Any runoff from an engine or residue from gas vehicles in general can be eliminated with the use of an electric four wheeler like DRR USA’s vehicles. You can find more information about them here https://www.drrusa.com/adult-electric-atvs-utvs-motorcycles
Finally, water crossings damage waterways by causing rutting, bank erosion, and turbidity.
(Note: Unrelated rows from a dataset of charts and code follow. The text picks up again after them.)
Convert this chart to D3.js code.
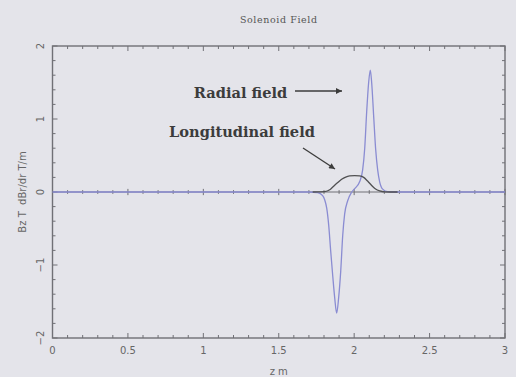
<!DOCTYPE html>
<html>
<head>
<meta charset="utf-8">
<script src="https://cdn.jsdelivr.net/npm/d3@7"></script>
<style>
  html, body { margin: 0; padding: 0; background: #e4e4ea; }
  svg { display: block; }
</style>
</head>
<body>
<div id="chart"></div>
<script>
// Chart values
const title = 'Solenoid Field';
const xLabel = 'z m';
const yLabel = 'Bz T  dBr/dr T/m';
const xMajor = [0, 0.5, 1, 1.5, 2, 2.5, 3];
const xMajorLabels = ['0', '0.5', '1', '1.5', '2', '2.5', '3'];
const yMajor = [-2, -1, 0, 1, 2];
const yMajorLabels = ['\u22122', '\u22121', '0', '1', '2'];

// radial field (blue)
const radialZ = [0, 1.70, 1.758, 1.791, 1.805, 1.818, 1.831, 1.844, 1.858, 1.871, 1.884, 1.897, 1.911, 1.924, 1.937, 1.957, 1.984,
  2.010, 2.036, 2.056, 2.070, 2.083, 2.096, 2.107, 2.116, 2.129, 2.142, 2.156, 2.169, 2.189, 2.222, 2.268, 3];
const radialB = [0, 0, -0.01, -0.05, -0.11, -0.22, -0.45, -0.80, -1.15, -1.45, -1.66, -1.45, -1.08, -0.60, -0.30, -0.12, 0.0,
  0.06, 0.14, 0.30, 0.60, 1.10, 1.50, 1.67, 1.50, 1.05, 0.60, 0.30, 0.14, 0.04, 0.005, 0, 0];

// longitudinal field (dark)
const longZ = [1.725, 1.805, 1.838, 1.864, 1.891, 1.917, 1.944, 1.970, 2.003, 2.036, 2.063, 2.089, 2.116, 2.142, 2.169, 2.202, 2.288];
const longB = [0, 0.005, 0.03, 0.08, 0.13, 0.175, 0.205, 0.22, 0.225, 0.22, 0.20, 0.15, 0.09, 0.04, 0.015, 0.003, 0];

const W = 516, H = 377;
const plot = { left: 52.5, right: 505, top: 46, bottom: 338 };
const axisColor = '#707076';
const tickFont = '"DejaVu Sans", sans-serif';

const svg = d3.select('#chart').append('svg')
  .attr('width', W).attr('height', H);

const x = d3.scaleLinear().domain([0, 3]).range([plot.left, plot.right]);
const y = d3.scaleLinear().domain([-2, 2]).range([plot.bottom, plot.top]);

// title
svg.append('text')
  .attr('x', (plot.left + plot.right) / 2).attr('y', 23)
  .attr('text-anchor', 'middle')
  .attr('font-family', '"DejaVu Serif", serif').attr('font-size', 9.5)
  .attr('fill', '#555').attr('letter-spacing', 0.6)
  .text(title);

// ticks along the frame and the zero line
const g = svg.append('g').attr('stroke', axisColor).attr('stroke-width', 1);
const xMinor = d3.range(0, 31).map(i => i / 10);
const yMinor = d3.range(-10, 11).map(i => i / 5);
const isMajorX = v => Math.abs(v * 2 - Math.round(v * 2)) < 1e-6;
const isMajorY = v => Math.abs(v - Math.round(v)) < 1e-6;

xMinor.forEach(v => {
  const len = isMajorX(v) ? 5 : 3;
  g.append('line').attr('x1', x(v)).attr('x2', x(v)).attr('y1', plot.bottom).attr('y2', plot.bottom - len);
  g.append('line').attr('x1', x(v)).attr('x2', x(v)).attr('y1', plot.top).attr('y2', plot.top + len);
  g.append('line').attr('x1', x(v)).attr('x2', x(v)).attr('y1', y(0) - len / 1.6).attr('y2', y(0) + len / 1.6);
});
yMinor.forEach(v => {
  const len = isMajorY(v) ? 5 : 3;
  g.append('line').attr('y1', y(v)).attr('y2', y(v)).attr('x1', plot.left).attr('x2', plot.left + len);
  g.append('line').attr('y1', y(v)).attr('y2', y(v)).attr('x1', plot.right).attr('x2', plot.right - len);
});
g.append('line').attr('x1', plot.left).attr('x2', plot.right).attr('y1', y(0)).attr('y2', y(0));

// frame
svg.append('rect')
  .attr('x', plot.left).attr('y', plot.top)
  .attr('width', plot.right - plot.left).attr('height', plot.bottom - plot.top)
  .attr('fill', 'none').attr('stroke', axisColor).attr('stroke-width', 1.4);

// tick labels
svg.append('g').selectAll('text').data(xMajor).join('text')
  .attr('x', d => x(d)).attr('y', 354)
  .attr('text-anchor', 'middle')
  .attr('font-family', tickFont).attr('font-size', 10)
  .attr('fill', '#666')
  .text((d, i) => xMajorLabels[i]);

svg.append('g').selectAll('text').data(yMajor).join('text')
  .attr('transform', d => `translate(44,${y(d)}) rotate(-90)`)
  .attr('text-anchor', 'middle')
  .attr('font-family', tickFont).attr('font-size', 10)
  .attr('fill', '#666')
  .text((d, i) => yMajorLabels[i]);

// axis titles
svg.append('text')
  .attr('x', (plot.left + plot.right) / 2).attr('y', 375)
  .attr('text-anchor', 'middle')
  .attr('font-family', tickFont).attr('font-size', 10)
  .attr('fill', '#666')
  .text(xLabel);

svg.append('text')
  .attr('transform', `translate(26,${(plot.top + plot.bottom) / 2}) rotate(-90)`)
  .attr('text-anchor', 'middle')
  .attr('font-family', tickFont).attr('font-size', 10)
  .attr('fill', '#666')
  .attr('xml:space', 'preserve')
  .text(yLabel);

// curves
const line = d3.line()
  .x(d => x(d[0]))
  .y(d => y(d[1]))
  .curve(d3.curveMonotoneX);

svg.append('path')
  .datum(radialZ.map((z, i) => [z, radialB[i]]))
  .attr('fill', 'none').attr('stroke', '#8a8cd2').attr('stroke-width', 1.3)
  .attr('d', line);

svg.append('path')
  .datum(longZ.map((z, i) => [z, longB[i]]))
  .attr('fill', 'none').attr('stroke', '#505052').attr('stroke-width', 1.3)
  .attr('d', line);

// annotations
const defs = svg.append('defs');
defs.append('marker')
  .attr('id', 'head').attr('viewBox', '0 0 10 10')
  .attr('refX', 10).attr('refY', 5)
  .attr('markerWidth', 8).attr('markerHeight', 6)
  .attr('markerUnits', 'userSpaceOnUse')
  .attr('orient', 'auto')
  .append('path').attr('d', 'M0,0 L10,5 L0,10 Z').attr('fill', '#3c3c3c');

const annFont = '"DejaVu Serif", "Liberation Serif", serif';
svg.append('text')
  .attr('x', 240.5).attr('y', 98)
  .attr('text-anchor', 'middle')
  .attr('font-family', annFont).attr('font-weight', 'bold').attr('font-size', 14.6)
  .attr('fill', '#3c3c3c')
  .text('Radial field');
svg.append('text')
  .attr('x', 242).attr('y', 137)
  .attr('text-anchor', 'middle')
  .attr('font-family', annFont).attr('font-weight', 'bold').attr('font-size', 14.6)
  .attr('fill', '#3c3c3c')
  .text('Longitudinal field');

svg.append('line')
  .attr('x1', 295).attr('y1', 91).attr('x2', 342).attr('y2', 91)
  .attr('stroke', '#3c3c3c').attr('stroke-width', 1.3)
  .attr('marker-end', 'url(#head)');
svg.append('line')
  .attr('x1', 303).attr('y1', 148).attr('x2', 335).attr('y2', 169)
  .attr('stroke', '#3c3c3c').attr('stroke-width', 1.3)
  .attr('marker-end', 'url(#head)');
</script>
</body>
</html>
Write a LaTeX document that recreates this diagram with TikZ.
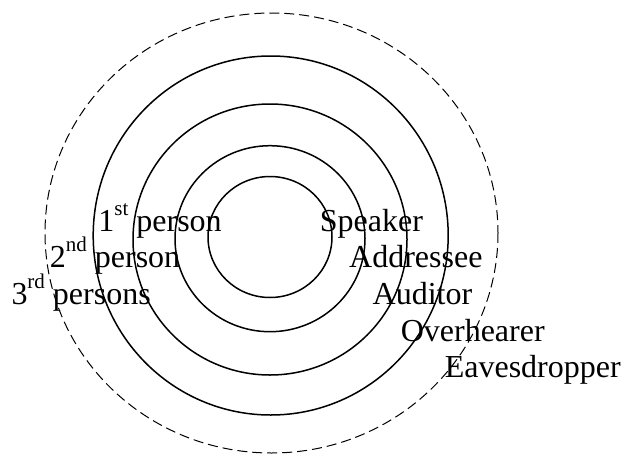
\documentclass[tikz,border=0pt]{standalone}
\usepackage{fontspec}
\setmainfont{Liberation Serif}
\usepackage{tikz}
\usetikzlibrary{positioning}
\newcommand{\ordsup}[1]{\raisebox{16pt}{\fontsize{21}{21}\selectfont #1}}
\tikzset{
  ring/.style      = {draw=black, line width=1.5pt},
  ringdash/.style  = {draw=black, line width=1pt, dash pattern=on 10pt off 5pt},
  role/.style      = {anchor=base west, inner sep=0pt, font=\fontsize{32}{36}\selectfont},
}
\begin{document}
\begin{tikzpicture}[x=1pt, y=-1pt]
\useasboundingbox (0,0) rectangle (623,455);

% ================= Kreise =================
\draw [ringdash] (271.5,233) ellipse (226.5 and 220);
\draw [ring] (270.7,235.5) ellipse (177.5 and 179.5);
\draw [ring] (270,239.5) ellipse (137 and 135.5);
\draw [ring] (270,238.7) ellipse (95 and 93);
\draw [ring] (270,237) ellipse (62 and 60.5);

% ================= Personen (links) =================
\node (first)  [role] at (98.2, 231.5)  {1\ordsup{st} person};
\node (second) [role] at (49.7, 267.5)  {2\ordsup{nd} person};
\node (third)  [role] at (11.3, 304)    {3\ordsup{rd} persons};

% ================= Rollen (rechts) =================
\node (speaker)   [role] at (319.7, 231.7) {Speaker};
\node (addressee) [role] at (349, 267.7)   {Addressee};
\node (auditor)   [role] at (372.5, 304)   {Auditor};
\node (overhear)  [role] at (400.6, 341)   {Overhearer};
\node (eaves)     [role] at (444.6, 377)   {Eavesdropper};

\end{tikzpicture}
\end{document}
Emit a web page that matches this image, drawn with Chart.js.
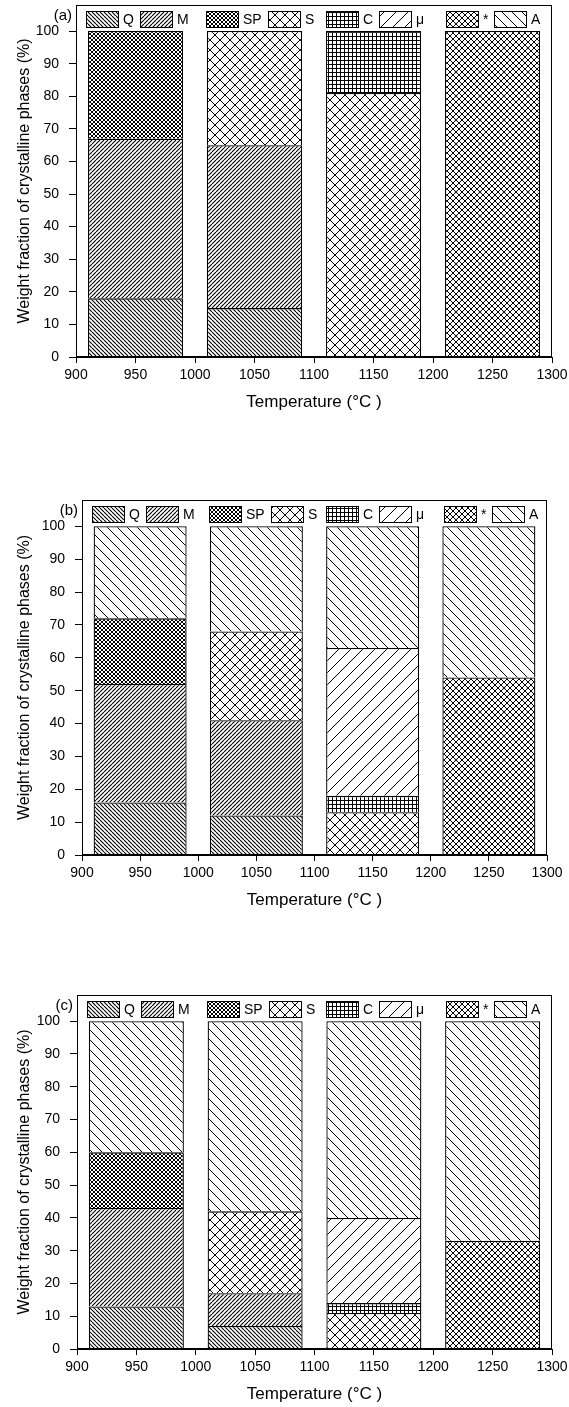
<!DOCTYPE html>
<html>
<head>
<meta charset="utf-8">
<script src="https://cdn.jsdelivr.net/npm/chart.js@4.4.1/dist/chart.umd.min.js"></script>
<style>
  html, body { margin: 0; padding: 0; background: #fff; }
  body { width: 569px; height: 1407px; position: relative; overflow: hidden; }
  .panel { position: absolute; left: 0; width: 569px; }
</style>
</head>
<body>
<div class="panel" style="top:0;height:440px"><canvas id="chartA"></canvas></div>
<div class="panel" style="top:460px;height:460px"><canvas id="chartB"></canvas></div>
<div class="panel" style="top:950px;height:457px"><canvas id="chartC"></canvas></div>
<script>
// temperatures (°C) of the four bars
var temps = [950, 1050, 1150, 1250];
var phaseNames = ['Q', 'M', 'SP', 'S', 'C', 'μ', '*', 'A'];
var xTicks = [900, 1300, 50];   // min, max, step
var yTicks = [0, 100, 10];

// panel (a) weight fractions, one array per phase
var Q_a    = [18, 15, null, null];
var M_a    = [49, 50, null, null];
var SP_a   = [33, null, null, null];
var S_a    = [null, 35, 81, null];
var C_a    = [null, null, 19, null];
var mu_a   = [null, null, null, null];
var star_a = [null, null, null, 100];
var A_a    = [null, null, null, null];

// panel (b)
var Q_b    = [16, 12, null, null];
var M_b    = [36, 29, null, null];
var SP_b   = [20, null, null, null];
var S_b    = [null, 27, 13, null];
var C_b    = [null, null, 5, null];
var mu_b   = [null, null, 45, null];
var star_b = [null, null, null, 54];
var A_b    = [28, 32, 37, 46];

// panel (c)
var Q_c    = [13, 7, null, null];
var M_c    = [30, 10, null, null];
var SP_c   = [17, null, null, null];
var S_c    = [null, 25, 11, null];
var C_c    = [null, null, 3, null];
var mu_c   = [null, null, 26, null];
var star_c = [null, null, null, 33];
var A_c    = [40, 58, 60, 67];

var FONT = '"Liberation Sans", Arial, Helvetica, sans-serif';

// hatch tiles, black lines on white
function hatch(n, kinds, lw) {
    var c = document.createElement('canvas');
    c.width = n; c.height = n;
    var g = c.getContext('2d');
    g.fillStyle = '#fff';
    g.fillRect(0, 0, n, n);
    g.strokeStyle = '#000';
    g.lineWidth = lw || 1;
    g.beginPath();
    kinds.forEach(function (k) {
        for (var s = -1; s <= 1; s++) {
            if (k == 'back') { g.moveTo(s * n, 0); g.lineTo(s * n + n, n); }
            if (k == 'fwd') { g.moveTo(s * n, n); g.lineTo(s * n + n, 0); }
        }
        if (k == 'h') { g.moveTo(0, 0.5); g.lineTo(n, 0.5); }
        if (k == 'v') { g.moveTo(0.5, 0); g.lineTo(0.5, n); }
    });
    g.stroke();
    return g.createPattern(c, 'repeat');
}

var patterns = [
    hatch(4, ['back'], 1.1),       // Q
    hatch(4, ['fwd'], 1.1),        // M
    hatch(4, ['back', 'fwd']),     // SP
    hatch(10, ['back', 'fwd']),    // S
    hatch(4, ['h', 'v']),          // C
    hatch(12, ['fwd']),            // mu
    hatch(6, ['back', 'fwd']),     // *
    hatch(10, ['back'])            // A
];

var framePlugin = {
    id: 'frame',
    afterDraw: function (chart) {
        var a = chart.chartArea, ctx = chart.ctx;
        ctx.save();
        ctx.strokeStyle = '#000';
        ctx.lineWidth = 1;
        ctx.strokeRect(Math.round(a.left) + 0.5, Math.round(a.top) + 0.5,
            Math.round(a.right - a.left) - 1, Math.round(a.bottom - a.top) - 1);
        ctx.restore();
    }
};

var legendPlugin = {
    id: 'insideLegend',
    afterDraw: function (chart) {
        var a = chart.chartArea, ctx = chart.ctx;
        var boxW = 32, boxH = 16, top = Math.round(a.top) + 6;
        ctx.save();
        ctx.font = '14px ' + FONT;
        ctx.textBaseline = 'middle';
        for (var g = 0; g < 4; g++) {
            var x = Math.round(a.left + 10 + g * 0.252 * (a.right - a.left));
            for (var k = 0; k < 2; k++) {
                var i = g * 2 + k;
                ctx.fillStyle = patterns[i];
                ctx.fillRect(x, top, boxW, boxH);
                ctx.strokeStyle = '#000';
                ctx.lineWidth = 1;
                ctx.strokeRect(x + 0.5, top + 0.5, boxW, boxH);
                ctx.fillStyle = '#000';
                ctx.fillText(phaseNames[i], x + boxW + 5, top + boxH / 2 + 1);
                x = Math.round(x + boxW + 5 + ctx.measureText(phaseNames[i]).width + 6);
            }
        }
        ctx.restore();
    }
};

var panelLabel = {
    id: 'panelLabel',
    afterDraw: function (chart) {
        var a = chart.chartArea, ctx = chart.ctx;
        ctx.save();
        ctx.font = '15px ' + FONT;
        ctx.fillStyle = '#000';
        ctx.textAlign = 'right';
        ctx.textBaseline = 'middle';
        ctx.fillText(chart.options.panelText, a.left - 4, a.top + 11);
        ctx.restore();
    }
};

function makeChart(id, text, values, pad, yWidth) {
    var datasets = phaseNames.map(function (name, i) {
        var pts = [];
        temps.forEach(function (t, j) {
            if (values[i][j] !== null) pts.push({ x: t, y: values[i][j] });
        });
        return {
            label: name,
            data: pts,
            backgroundColor: patterns[i],
            borderColor: '#000',
            borderWidth: 1.3,
            borderSkipped: 'start',
            barPercentage: 1,
            // ruler min is one tick step (50), bars are 80 wide
            categoryPercentage: 1.6
        };
    });

    return new Chart(document.getElementById(id), {
        type: 'bar',
        data: { datasets: datasets },
        plugins: [framePlugin, legendPlugin, panelLabel],
        options: {
            panelText: text,
            responsive: true,
            maintainAspectRatio: false,
            animation: false,
            layout: { padding: pad },
            plugins: { legend: { display: false }, tooltip: { enabled: false } },
            scales: {
                x: {
                    type: 'linear',
                    stacked: true,
                    offset: false,
                    min: xTicks[0], max: xTicks[1],
                    ticks: {
                        stepSize: xTicks[2], color: '#000', font: { family: FONT, size: 14 }, padding: 4, maxRotation: 0,
                        callback: function (v) { return String(v); }
                    },
                    grid: { drawOnChartArea: false, drawTicks: true, tickLength: 6, color: '#000', offset: false },
                    border: { color: '#000', width: 1 },
                    title: { display: true, text: 'Temperature (°C )', color: '#000', font: { family: FONT, size: 17 }, padding: 0 },
                    afterFit: function (s) { s.height = 56; s.paddingLeft = 0; s.paddingRight = 0; }
                },
                y: {
                    stacked: true,
                    min: 0, max: 108,
                    ticks: { stepSize: yTicks[2], color: '#000', font: { family: FONT, size: 14 }, padding: 10 },
                    afterBuildTicks: function (s) {
                        s.ticks = s.ticks.filter(function (t) { return t.value <= yTicks[1]; });
                    },
                    grid: { drawOnChartArea: false, drawTicks: true, tickLength: 7, color: '#000' },
                    border: { color: '#000', width: 1 },
                    title: { display: true, text: 'Weight fraction of crystalline phases (%)', color: '#000', font: { family: FONT, size: 16 }, padding: { top: 15, bottom: 0 } },
                    afterFit: function (s) { s.width = yWidth; s.paddingTop = 0; s.paddingBottom = 0; }
                }
            }
        }
    });
}

makeChart('chartA', '(a)', [Q_a, M_a, SP_a, S_a, C_a, mu_a, star_a, A_a],
    { top: 5, bottom: 27, left: 0, right: 17 }, 76);
makeChart('chartB', '(b)', [Q_b, M_b, SP_b, S_b, C_b, mu_b, star_b, A_b],
    { top: 40, bottom: 9, left: 0, right: 22 }, 82);
makeChart('chartC', '(c)', [Q_c, M_c, SP_c, S_c, C_c, mu_c, star_c, A_c],
    { top: 45, bottom: 2, left: 0, right: 17 }, 77);
</script>
</body>
</html>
A study done comparing a stream with ATV path crossings and one without states
“In summary, preliminary analysis of paired watersheds indicates that the Wolf Pen Gap Trail system appears to have had detectable negative impacts on the structure and habitat quality of stream pools… These impacts are reflected in an increase in fine sediments in pools along with a decrease in pool depths and volumes compared to pools in basins unaffected by ATV usage.”
Combined, these three lasting effects on the environment take a significant toll on wildlife, their habitat, and our drinking water. ATV water crossings can be easily avoided, and if crossing is necessary to the community, there are solutions that allow crossing with minimal effects such as bridges and culverts. Weighing the cost and benefits to water crossings, it should be clear as to why we should strive to be more responsible riders. We all love the thrill and fun of water crossings, but the lasting and devastating effects they leave on the environment should be enough to encourage us to seek our fun elsewhere.